>> begin PROVIDED DATA

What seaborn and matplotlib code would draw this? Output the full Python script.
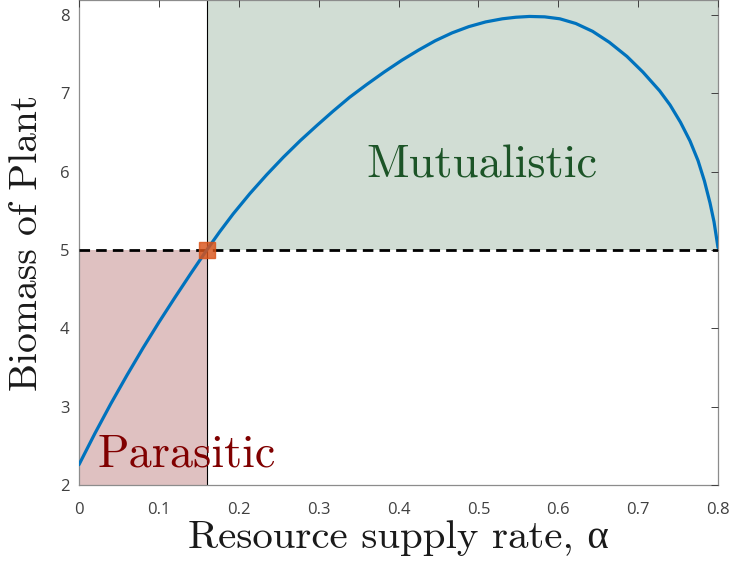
import matplotlib
matplotlib.use("Agg")
import matplotlib.pyplot as plt
import seaborn as sns
import pandas as pd

# ---- data ----
alpha = [0.0, 0.02, 0.04, 0.06, 0.08, 0.10, 0.12, 0.14, 0.16, 0.176, 0.193,
         0.214, 0.235, 0.256, 0.277, 0.298, 0.318, 0.339, 0.36, 0.382, 0.404,
         0.425, 0.446, 0.467, 0.488, 0.509, 0.53, 0.547, 0.564, 0.583, 0.602,
         0.622, 0.643, 0.664, 0.686, 0.706, 0.727, 0.74, 0.753, 0.765, 0.775,
         0.783, 0.79, 0.795, 0.8]
biomass = [2.26, 2.66, 3.04, 3.40, 3.746, 4.076, 4.392, 4.70, 5.0, 5.23, 5.46,
           5.72, 5.96, 6.185, 6.395, 6.59, 6.77, 6.95, 7.11, 7.27, 7.42,
           7.55, 7.67, 7.77, 7.85, 7.91, 7.95, 7.97, 7.98, 7.975, 7.95,
           7.89, 7.79, 7.65, 7.47, 7.27, 7.03, 6.85, 6.63, 6.39, 6.14,
           5.88, 5.60, 5.36, 5.03]
alpha_crit = 0.16          # transition point
biomass_alone = 5.0        # biomass threshold (dashed line)
x_ticks = [0, 0.1, 0.2, 0.3, 0.4, 0.5, 0.6, 0.7, 0.8]
x_ticklabels = ["0", "0.1", "0.2", "0.3", "0.4", "0.5", "0.6", "0.7", "0.8"]
y_ticks = [2, 3, 4, 5, 6, 7, 8]
x_range = (0, 0.8)
y_range = (2, 8.19)

sns.set_style("white")
plt.rcParams["font.family"] = ["Open Sans", "DejaVu Sans"]
plt.rcParams["axes.unicode_minus"] = False

fig = plt.figure(figsize=(7.33, 5.67), dpi=100)
ax = fig.add_axes([79 / 733, 1 - 485 / 567, 639 / 733, 485 / 567])
ax.set_axisbelow(False)

# shaded regions
ax.fill_between([x_range[0], alpha_crit], y_range[0], biomass_alone,
                color="#DFC1C1", lw=0, zorder=1)
ax.fill_between([alpha_crit, x_range[1]], biomass_alone, y_range[1],
                color="#D1DDD4", lw=0, zorder=1)

# vertical line at critical alpha
ax.axvline(alpha_crit, color="black", lw=0.8, zorder=2)
# dashed threshold line
ax.axhline(biomass_alone, color="black", lw=2.0, ls=(0, (3.8, 2.2)), zorder=3)

df = pd.DataFrame({"alpha": alpha, "biomass": biomass})
sns.lineplot(data=df, x="alpha", y="biomass", sort=False, estimator=None,
             color="#0072BD", lw=2.3, ax=ax, zorder=4)

ax.plot([alpha_crit], [biomass_alone], marker="s", ms=11.5, color="#D95319",
        mec="#D95319", alpha=0.82, ls="none", zorder=5)

serif = ["cmr10", "Liberation Serif"]
ax.text(0.505, 5.93, "Mutualistic", color="#1C5427", fontsize=33.5,
        family=serif, ha="center", va="baseline", zorder=6)
ax.text(0.1345, 2.23, "Parasitic", color="#800000", fontsize=33.3,
        family=serif, ha="center", va="baseline", zorder=6)

ax.set_xlim(*x_range)
ax.set_ylim(*y_range)
ax.set_xticks(x_ticks)
ax.set_xticklabels(x_ticklabels)
ax.set_yticks(y_ticks)

ax.tick_params(direction="in", length=5, width=0.7, colors="#404040",
               labelsize=12, top=True, right=True)
ax.tick_params(axis="x", pad=12)
ax.tick_params(axis="y", pad=7)
for s in ax.spines.values():
    s.set_color("#8C8C8C")
    s.set_linewidth(0.9)
    s.set_visible(True)

ax.set_xlabel("Resource supply rate, α", family=serif, fontsize=29.5,
              color="#1a1a1a")
ax.set_ylabel("Biomass of Plant", family=serif, fontsize=28.5, color="#1a1a1a")
ax.xaxis.set_label_coords(0.5, -0.072)
ax.yaxis.set_label_coords(-0.053, 0.5)

fig.savefig("out.png", dpi=100)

>> end PROVIDED DATA

| EXERCISE DESCRIPTION |
Pictures excluded, repeat exactly the lines from the top of the material through the line with "import pandas as pd", including both of those lines.

| RESULT |
What seaborn and matplotlib code would draw this? Output the full Python script.
import matplotlib
matplotlib.use("Agg")
import matplotlib.pyplot as plt
import seaborn as sns
import pandas as pd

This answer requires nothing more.